Eine analoge Regelung wird auch im Vergabehandbuch zu Bauleistungen im Straßen- und Brückenbau (HVA B-StB, Ausgabe August 2019) im Teil 2 unter Tz. 2.4 – Prüfung und Wertung der Angebote – in Nr. 21 und 22 getroffen. Danach sind mögliche Mischkalkulationspreise bei wesentlichen Leistungspositionen zu Hauptangeboten mithilfe eines Preisspiegels und bei Nebenangeboten aufgrund von Erfahrungen auf überhöhte und untersetzte Einheitspreise zu prüfen, insbesondere auch auf die Verlagerung von Preisbestandteilen. Aspekte zur Bewertung von Aufklärungen
Bei der Bewertung der Aufklärung sind nur Tatsachen zu berücksichtigen. Nur pauschale Behauptungen und unplausible Auffassungen in der Bietererklärung reichen nicht aus. Sind die Indizien für eine Mischkalkulation umfangreich, muss auch die Erklärung hierzu deutlicher sein.

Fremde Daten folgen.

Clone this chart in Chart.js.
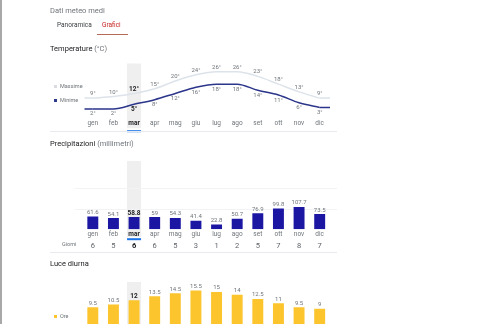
<!DOCTYPE html>
<html lang="it">
<head>
<meta charset="utf-8">
<script src="https://cdn.jsdelivr.net/npm/chart.js@4/dist/chart.umd.min.js"></script>
<style>
  html, body { margin: 0; padding: 0; }
  body {
    width: 500px; height: 324px; overflow: hidden; position: relative;
    background: #fff; font-family: Roboto, Arial, sans-serif;
    border-left: 2px solid #a8a8a8; box-sizing: border-box;
  }
  .t { position: absolute; white-space: nowrap; line-height: 1; will-change: transform; }
  .titolo { font-size: 7.5px; color: #202124; }
  .titolo span { color: #70757a; }
  .leg { font-size: 5.5px; color: #70757a; }
  .sw { position: absolute; width: 3px; height: 3px; }
  .sep { position: absolute; left: 48px; width: 287px; height: 1px; background: #e8eaed; }
  canvas { position: absolute; }
</style>
</head>
<body>

<div class="t" style="left:48px;top:7px;font-size:7.5px;color:#70757a;">Dati meteo medi</div>
<div class="t" style="left:55px;top:22px;font-size:6.5px;color:#3c4043;">Panoramica</div>
<div class="t" style="left:100px;top:22px;font-size:6.5px;color:#c5221f;">Grafici</div>
<div style="position:absolute;left:95px;top:34px;width:31px;height:1px;background:#b46a55;"></div>

<div class="t titolo" style="left:48px;top:45px;">Temperature <span>(°C)</span></div>
<div class="sw" style="left:52px;top:85px;background:#dadce0;"></div>
<div class="t leg" style="left:58px;top:84px;">Massime</div>
<div class="sw" style="left:52px;top:99px;background:#2d3a8c;"></div>
<div class="t leg" style="left:58px;top:98px;">Minime</div>
<canvas id="chartTemp" width="300" height="74" style="left:40px;top:62px;"></canvas>
<div class="sep" style="top:131px;"></div>

<div class="t titolo" style="left:48px;top:140px;">Precipitazioni <span>(millimetri)</span></div>
<div class="t leg" style="left:60px;top:242px;">Giorni</div>
<canvas id="chartPrec" width="300" height="100" style="left:40px;top:156px;"></canvas>
<div class="sep" style="top:252px;"></div>

<div class="t titolo" style="left:48px;top:260px;">Luce diurna</div>
<div class="sw" style="left:52px;top:315px;background:#fcc42d;"></div>
<div class="t leg" style="left:58px;top:314px;">Ore</div>
<canvas id="chartLuce" width="300" height="62" style="left:40px;top:274px;"></canvas>

<script>
// ========================================
// Dati
// ========================================

const mesi = ['gen', 'feb', 'mar', 'apr', 'mag', 'giu', 'lug', 'ago', 'set', 'ott', 'nov', 'dic'];
const tempMassime = [9, 10, 12, 15, 20, 24, 26, 26, 23, 18, 13, 9];
const tempMinime = [2, 2, 5, 8, 12, 16, 18, 18, 14, 11, 6, 3];
const precipitazioni = [61.6, 54.1, 58.8, 59, 54.3, 41.4, 22.8, 50.7, 76.9, 99.8, 107.7, 73.5];
const giorniPioggia = [6, 5, 6, 6, 5, 3, 1, 2, 5, 7, 8, 7];
const oreLuce = [9.5, 10.5, 12, 13.5, 14.5, 15.5, 15, 14, 12.5, 11, 9.5, 9];

// mese selezionato (mar)
const meseSel = 2;

const GRIGIO = '#70757a';
const SCURO = '#202124';
const FONT = 'Roboto, Arial, sans-serif';

// ========================================
// Plugin
// ========================================

// colonna grigia dietro il mese selezionato + sottolineatura blu
// (disegnata prima degli assi, così l'etichetta del mese resta visibile)
const evidenziaMese = {
    id: 'evidenziaMese',
    beforeDraw(chart, args, opts) {
        const ctx = chart.ctx;
        const cx = chart.scales.x.getPixelForValue(meseSel);
        const top = chart.chartArea.top + (opts.dTop || 0);
        const bottom = chart.chartArea.bottom + (opts.dBottom || 0);
        ctx.save();
        ctx.fillStyle = '#efefef';
        ctx.fillRect(cx - 7, top, 14, bottom - top);
        if (opts.lineaY !== undefined) {
            ctx.fillStyle = '#1a73e8';
            ctx.fillRect(cx - 7, chart.chartArea.bottom + opts.lineaY, 14, 2);
        }
        ctx.restore();
    }
};

// griglia orizzontale più larga dell'area del grafico
const grigliaLarga = {
    id: 'grigliaLarga',
    beforeDatasetsDraw(chart, args, opts) {
        if (!opts.attiva) return;
        const ctx = chart.ctx;
        const y = chart.scales.y;
        ctx.save();
        ctx.strokeStyle = '#f1f3f4';
        ctx.lineWidth = 1;
        y.ticks.forEach(t => {
            if (t.value <= 0 || t.value % 100 !== 0) return;
            const py = Math.round(y.getPixelForValue(t.value)) + 0.5;
            ctx.beginPath();
            ctx.moveTo(chart.chartArea.left - 8, py);
            ctx.lineTo(chart.chartArea.right + 7, py);
            ctx.stroke();
        });
        ctx.restore();
    }
};

// prolunga le linee fino ai bordi
const prolungaLinee = {
    id: 'prolungaLinee',
    beforeDatasetsDraw(chart) {
        if (chart.config.type !== 'line') return;
        const ctx = chart.ctx;
        chart.data.datasets.forEach((ds, di) => {
            const pts = chart.getDatasetMeta(di).data;
            if (!pts.length) return;
            ctx.save();
            ctx.strokeStyle = ds.borderColor;
            ctx.lineWidth = ds.borderWidth;
            ctx.beginPath();
            ctx.moveTo(chart.chartArea.left + 2, pts[0].y);
            ctx.lineTo(pts[0].x, pts[0].y);
            ctx.moveTo(pts[pts.length - 1].x, pts[pts.length - 1].y);
            ctx.lineTo(chart.chartArea.right, pts[pts.length - 1].y);
            ctx.stroke();
            ctx.restore();
        });
    }
};

// etichette dei valori
const etichette = {
    id: 'etichette',
    afterDatasetsDraw(chart, args, opts) {
        const ctx = chart.ctx;
        ctx.save();
        ctx.textAlign = 'center';
        ctx.textBaseline = 'middle';
        chart.data.datasets.forEach((ds, di) => {
            const offset = opts.offsets[di];
            chart.getDatasetMeta(di).data.forEach((el, i) => {
                const sel = i === meseSel;
                ctx.font = (sel ? 'bold 6.5px ' : '6px ') + FONT;
                ctx.fillStyle = sel ? SCURO : GRIGIO;
                ctx.fillText(ds.data[i] + (opts.suffisso || ''), el.x, el.y + offset);
            });
        });
        ctx.restore();
    }
};

Chart.register(evidenziaMese, grigliaLarga, prolungaLinee, etichette);

// ========================================
// Opzioni comuni
// ========================================

function assexMesi(padding) {
    return {
        type: 'category',
        offset: true,
        grid: { display: false, drawTicks: false },
        border: { display: false },
        ticks: {
            padding: padding,
            autoSkip: false,
            maxRotation: 0,
            color: c => c.index === meseSel ? SCURO : GRIGIO,
            font: c => ({ family: FONT, size: 6.5, weight: c.index === meseSel ? 'bold' : 'normal' })
        }
    };
}

const base = {
    responsive: false,
    animation: false,
    events: [],
    plugins: { legend: { display: false }, tooltip: { enabled: false } }
};

// ========================================
// Temperature
// ========================================

new Chart(document.getElementById('chartTemp'), {
    type: 'line',
    data: {
        labels: mesi,
        datasets: [{
            label: 'Massime',
            data: tempMassime,
            borderColor: '#dde3ea',
            borderWidth: 1.5,
            pointRadius: 0,
            cubicInterpolationMode: 'monotone'
        }, {
            label: 'Minime',
            data: tempMinime,
            borderColor: '#2b358a',
            borderWidth: 1.5,
            pointRadius: 0,
            cubicInterpolationMode: 'monotone'
        }]
    },
    options: {
        ...base,
        layout: { padding: { left: 40.5, right: 12, top: 3.5, bottom: 5 } },
        scales: {
            x: assexMesi(4),
            y: { display: false, min: -2, max: 30 }
        },
        plugins: {
            ...base.plugins,
            evidenziaMese: { dTop: -2, dBottom: 13, lineaY: 15 },
            etichette: { offsets: [-4.5, 5], suffisso: '°' }
        }
    }
});

// ========================================
// Precipitazioni
// ========================================

new Chart(document.getElementById('chartPrec'), {
    type: 'bar',
    data: {
        labels: mesi,
        datasets: [{
            label: 'Precipitazioni',
            data: precipitazioni,
            backgroundColor: '#1c17a3',
            categoryPercentage: 1,
            barPercentage: 0.53
        }]
    },
    options: {
        ...base,
        layout: { padding: { left: 40.5, right: 12, top: 5, bottom: 3 } },
        scales: {
            x: assexMesi(1.5),
            x2: {
                type: 'category',
                labels: giorniPioggia,
                offset: true,
                position: 'bottom',
                weight: 1,
                grid: { display: false, drawTicks: false },
                border: { display: false },
                ticks: {
                    padding: 2,
                    autoSkip: false,
                    maxRotation: 0,
                    color: c => c.index === meseSel ? SCURO : '#5f6368',
                    font: c => ({ family: FONT, size: 7.5, weight: c.index === meseSel ? 'bold' : 'normal' })
                }
            },
            y: { display: false, min: 0, max: 330, ticks: { stepSize: 100 } }
        },
        plugins: {
            ...base.plugins,
            evidenziaMese: { dTop: 0, dBottom: 8, lineaY: 9 },
            grigliaLarga: { attiva: true },
            etichette: { offsets: [-4] }
        }
    }
});

// ========================================
// Luce diurna
// ========================================

new Chart(document.getElementById('chartLuce'), {
    type: 'bar',
    data: {
        labels: mesi,
        datasets: [{
            label: 'Ore',
            data: oreLuce,
            backgroundColor: '#fcc42d',
            categoryPercentage: 1,
            barPercentage: 0.53
        }]
    },
    options: {
        ...base,
        layout: { padding: { left: 40.5, right: 12, top: 9.5, bottom: 2 } },
        scales: {
            x: { ...assexMesi(2), display: false },
            y: { display: false, min: 0, max: 18 }
        },
        plugins: {
            ...base.plugins,
            evidenziaMese: { dTop: -1.5, dBottom: 0 },
            etichette: { offsets: [-4] }
        }
    }
});
</script>
</body>
</html>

Kann der Bieter mit seiner Erklärung die vom Auftraggeber bzw. der Vergabestelle festgestellten Unklarheiten zur Kalkulation der Preise nicht ausräumen, hat dann der Auftraggeber bzw. die Vergabestelle bei öffentlichen Bauaufträgen „schlüssig und anhand von Tatsachen (keine Mutmaßungen und subjektiven Einschätzungen) den Nachweis für eine Mischkalkulation zu erbringen“. Dies ist so vermerkt unter Tz. 3.3 in der Richtlinie zum Formblatt 321 im VHB-Bund (2019).
Kann eine Mischkalkulation objektiv nicht nachgewiesen werden, so ist das betreffende Angebot ggf. hinsichtlich einer Preisspekulation weiter zu prüfen und zu werten. Ein spekulatives Angebot ist nach dem Urteil des BGH vom 19. Juni 2018 (Az.: X ZR 100/16) nicht zuschlagsfähig, wenn „es so spekulativ ausgestaltet ist, dass dem Auftraggeber bei Eintritt bestimmter, zumindest nicht gänzlich fernliegender Umstände erhebliche Übervorteilungen drohen“. Welche Folgen hat eine unzulässige Mischkalkulation?
Kann der Bieter mit seiner angeforderten Aufklärung nicht schlüssig nachweisen, dass seine Einheitspreise sachgerecht kalkuliert und Kostenanteile nicht in andere Positionen verschoben wurden, kann das Angebot wegen unvollständiger Preisangaben von der Wertung ausgeschlossen werden. Liegt von vornherein eine offensichtliche Mischkalkulation vor, ist bereits ein Ausschluss ohne Aufklärung erforderlich.
Ein Ausschluss des Bieterangebots ist auch dann vorzusehen, wenn eine Aufklärung zur möglichen Mischkalkulation vom Bieter verweigert wird.